▸ SET PROBLEM: Write the data out again, character for character, with no images.
####
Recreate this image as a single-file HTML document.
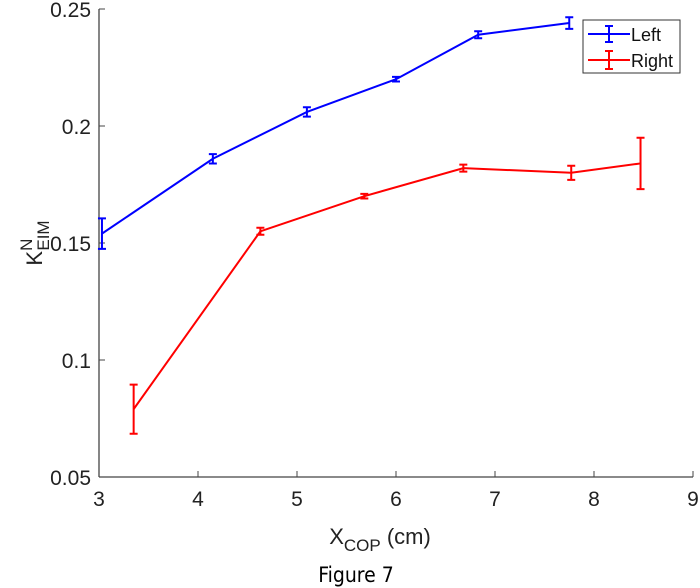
<!DOCTYPE html>
<html><head><meta charset="utf-8"><style>
body{margin:0;background:#fff;}
svg{display:block;font-family:"Liberation Sans",sans-serif;}
</style></head><body>
<svg id="chart" width="700" height="588">
<g id="axes"></g>
<g id="series"></g>
<text x="380" y="544" font-size="22" text-anchor="middle" fill="#222">X<tspan font-size="17" dy="7">COP</tspan><tspan dy="-7"> (cm)</tspan></text>
<g transform="translate(42,243) rotate(-90)">
<text x="0" y="0" font-size="22" text-anchor="middle" fill="#222">K<tspan font-size="17" dy="-10">N</tspan><tspan font-size="17" dx="-12" dy="17">EIM</tspan></text>
</g>
<text x="356" y="582" font-size="21" text-anchor="middle" fill="#000" font-family="'DejaVu Sans Condensed','Liberation Sans',sans-serif">Figure 7</text>
<g>
<rect x="583" y="20" width="97" height="53" fill="#fff" stroke="#333" stroke-width="1"/>
<line x1="588" y1="34" x2="630" y2="34" stroke="#00f" stroke-width="2"/>
<line x1="609" y1="26" x2="609" y2="42" stroke="#00f" stroke-width="2"/>
<line x1="605" y1="26" x2="613" y2="26" stroke="#00f" stroke-width="2"/>
<line x1="605" y1="42" x2="613" y2="42" stroke="#00f" stroke-width="2"/>
<text x="631" y="41" font-size="18" fill="#111">Left</text>
<line x1="588" y1="60" x2="630" y2="60" stroke="#f00" stroke-width="2"/>
<line x1="609" y1="51" x2="609" y2="69" stroke="#f00" stroke-width="2"/>
<line x1="605" y1="51" x2="613" y2="51" stroke="#f00" stroke-width="2"/>
<line x1="605" y1="69" x2="613" y2="69" stroke="#f00" stroke-width="2"/>
<text x="631" y="67" font-size="18" fill="#111">Right</text>
</g>
</svg>
<script>
const xTicks=[3,4,5,6,7,8,9];
const yTicks=[0.05,0.1,0.15,0.2,0.25];
const yTickLabels=["0.05","0.1","0.15","0.2","0.25"];
const leftX=[3.03,4.15,5.1,6.0,6.83,7.75];
const leftY=[0.154,0.186,0.206,0.220,0.239,0.244];
const leftErr=[0.0065,0.002,0.002,0.001,0.0015,0.0025];
const rightX=[3.35,4.63,5.68,6.68,7.77,8.47];
const rightY=[0.079,0.155,0.170,0.182,0.180,0.184];
const rightErr=[0.0105,0.0015,0.001,0.0015,0.003,0.011];
const NS="http://www.w3.org/2000/svg";
const X0=99,X1=693,Y0=477,Y1=9;
function sx(v){return X0+(v-3)/6*(X1-X0);}
function sy(v){return Y0-(v-0.05)/0.2*(Y0-Y1);}
function mk(t,a,p){const e=document.createElementNS(NS,t);for(const k in a)e.setAttribute(k,a[k]);p.appendChild(e);return e;}
const ax=document.getElementById('axes');
let l=mk('line',{x1:X0,y1:Y0,x2:X1,y2:Y0,stroke:'#444','stroke-width':1.3},ax);


l=mk('line',{x1:X0,y1:Y0,x2:X0,y2:Y1,stroke:'#444','stroke-width':1.3},ax);


xTicks.forEach(v=>{mk('line',{x1:sx(v),y1:Y0,x2:sx(v),y2:Y0-6,stroke:'#444'},ax);
const t=mk('text',{x:sx(v),y:Y0+29,'font-size':21,'text-anchor':'middle',fill:'#222'},ax);t.textContent=v;

});
yTicks.forEach((v,i)=>{mk('line',{x1:X0,y1:sy(v),x2:X0+6,y2:sy(v),stroke:'#444'},ax);
const t=mk('text',{x:X0-8,y:sy(v)+8,'font-size':21,'text-anchor':'end',fill:'#222'},ax);t.textContent=yTickLabels[i];

});
const sg=document.getElementById('series');
function draw(xs,ys,es,col,name){
const g=mk('g',{},sg);


const p=mk('polyline',{points:xs.map((x,i)=>sx(x)+','+sy(ys[i])).join(' '),fill:'none',stroke:col,'stroke-width':2},g);


xs.forEach((x,i)=>{const cx=sx(x),a=sy(ys[i]+es[i]),b=sy(ys[i]-es[i]);
const e=mk('path',{d:`M${cx},${a}V${b}M${cx-4},${a}H${cx+4}M${cx-4},${b}H${cx+4}`,stroke:col,'stroke-width':2,fill:'none'},g);

});
}
draw(leftX,leftY,leftErr,'#0000ff','series-left');
draw(rightX,rightY,rightErr,'#ff0000','series-right');
</script>
</body></html>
####
▸ RESULT BELOW:
Recreate this image as a single-file HTML document.
<!DOCTYPE html>
<html><head><meta charset="utf-8"><style>
body{margin:0;background:#fff;}
svg{display:block;font-family:"Liberation Sans",sans-serif;}
</style></head><body>
<svg id="chart" width="700" height="588">
<g id="axes"></g>
<g id="series"></g>
<text x="380" y="544" font-size="22" text-anchor="middle" fill="#222">X<tspan font-size="17" dy="7">COP</tspan><tspan dy="-7"> (cm)</tspan></text>
<g transform="translate(42,243) rotate(-90)">
<text x="0" y="0" font-size="22" text-anchor="middle" fill="#222">K<tspan font-size="17" dy="-10">N</tspan><tspan font-size="17" dx="-12" dy="17">EIM</tspan></text>
</g>
<text x="356" y="582" font-size="21" text-anchor="middle" fill="#000" font-family="'DejaVu Sans Condensed','Liberation Sans',sans-serif">Figure 7</text>
<g>
<rect x="583" y="20" width="97" height="53" fill="#fff" stroke="#333" stroke-width="1"/>
<line x1="588" y1="34" x2="630" y2="34" stroke="#00f" stroke-width="2"/>
<line x1="609" y1="26" x2="609" y2="42" stroke="#00f" stroke-width="2"/>
<line x1="605" y1="26" x2="613" y2="26" stroke="#00f" stroke-width="2"/>
<line x1="605" y1="42" x2="613" y2="42" stroke="#00f" stroke-width="2"/>
<text x="631" y="41" font-size="18" fill="#111">Left</text>
<line x1="588" y1="60" x2="630" y2="60" stroke="#f00" stroke-width="2"/>
<line x1="609" y1="51" x2="609" y2="69" stroke="#f00" stroke-width="2"/>
<line x1="605" y1="51" x2="613" y2="51" stroke="#f00" stroke-width="2"/>
<line x1="605" y1="69" x2="613" y2="69" stroke="#f00" stroke-width="2"/>
<text x="631" y="67" font-size="18" fill="#111">Right</text>
</g>
</svg>
<script>
const xTicks=[3,4,5,6,7,8,9];
const yTicks=[0.05,0.1,0.15,0.2,0.25];
const yTickLabels=["0.05","0.1","0.15","0.2","0.25"];
const leftX=[3.03,4.15,5.1,6.0,6.83,7.75];
const leftY=[0.154,0.186,0.206,0.220,0.239,0.244];
const leftErr=[0.0065,0.002,0.002,0.001,0.0015,0.0025];
const rightX=[3.35,4.63,5.68,6.68,7.77,8.47];
const rightY=[0.079,0.155,0.170,0.182,0.180,0.184];
const rightErr=[0.0105,0.0015,0.001,0.0015,0.003,0.011];
const NS="http://www.w3.org/2000/svg";
const X0=99,X1=693,Y0=477,Y1=9;
function sx(v){return X0+(v-3)/6*(X1-X0);}
function sy(v){return Y0-(v-0.05)/0.2*(Y0-Y1);}
function mk(t,a,p){const e=document.createElementNS(NS,t);for(const k in a)e.setAttribute(k,a[k]);p.appendChild(e);return e;}
const ax=document.getElementById('axes');
let l=mk('line',{x1:X0,y1:Y0,x2:X1,y2:Y0,stroke:'#444','stroke-width':1.3},ax);


l=mk('line',{x1:X0,y1:Y0,x2:X0,y2:Y1,stroke:'#444','stroke-width':1.3},ax);


xTicks.forEach(v=>{mk('line',{x1:sx(v),y1:Y0,x2:sx(v),y2:Y0-6,stroke:'#444'},ax);
const t=mk('text',{x:sx(v),y:Y0+29,'font-size':21,'text-anchor':'middle',fill:'#222'},ax);t.textContent=v;

});
yTicks.forEach((v,i)=>{mk('line',{x1:X0,y1:sy(v),x2:X0+6,y2:sy(v),stroke:'#444'},ax);
const t=mk('text',{x:X0-8,y:sy(v)+8,'font-size':21,'text-anchor':'end',fill:'#222'},ax);t.textContent=yTickLabels[i];

});
const sg=document.getElementById('series');
function draw(xs,ys,es,col,name){
const g=mk('g',{},sg);


const p=mk('polyline',{points:xs.map((x,i)=>sx(x)+','+sy(ys[i])).join(' '),fill:'none',stroke:col,'stroke-width':2},g);


xs.forEach((x,i)=>{const cx=sx(x),a=sy(ys[i]+es[i]),b=sy(ys[i]-es[i]);
const e=mk('path',{d:`M${cx},${a}V${b}M${cx-4},${a}H${cx+4}M${cx-4},${b}H${cx+4}`,stroke:col,'stroke-width':2,fill:'none'},g);

});
}
draw(leftX,leftY,leftErr,'#0000ff','series-left');
draw(rightX,rightY,rightErr,'#ff0000','series-right');
</script>
</body></html>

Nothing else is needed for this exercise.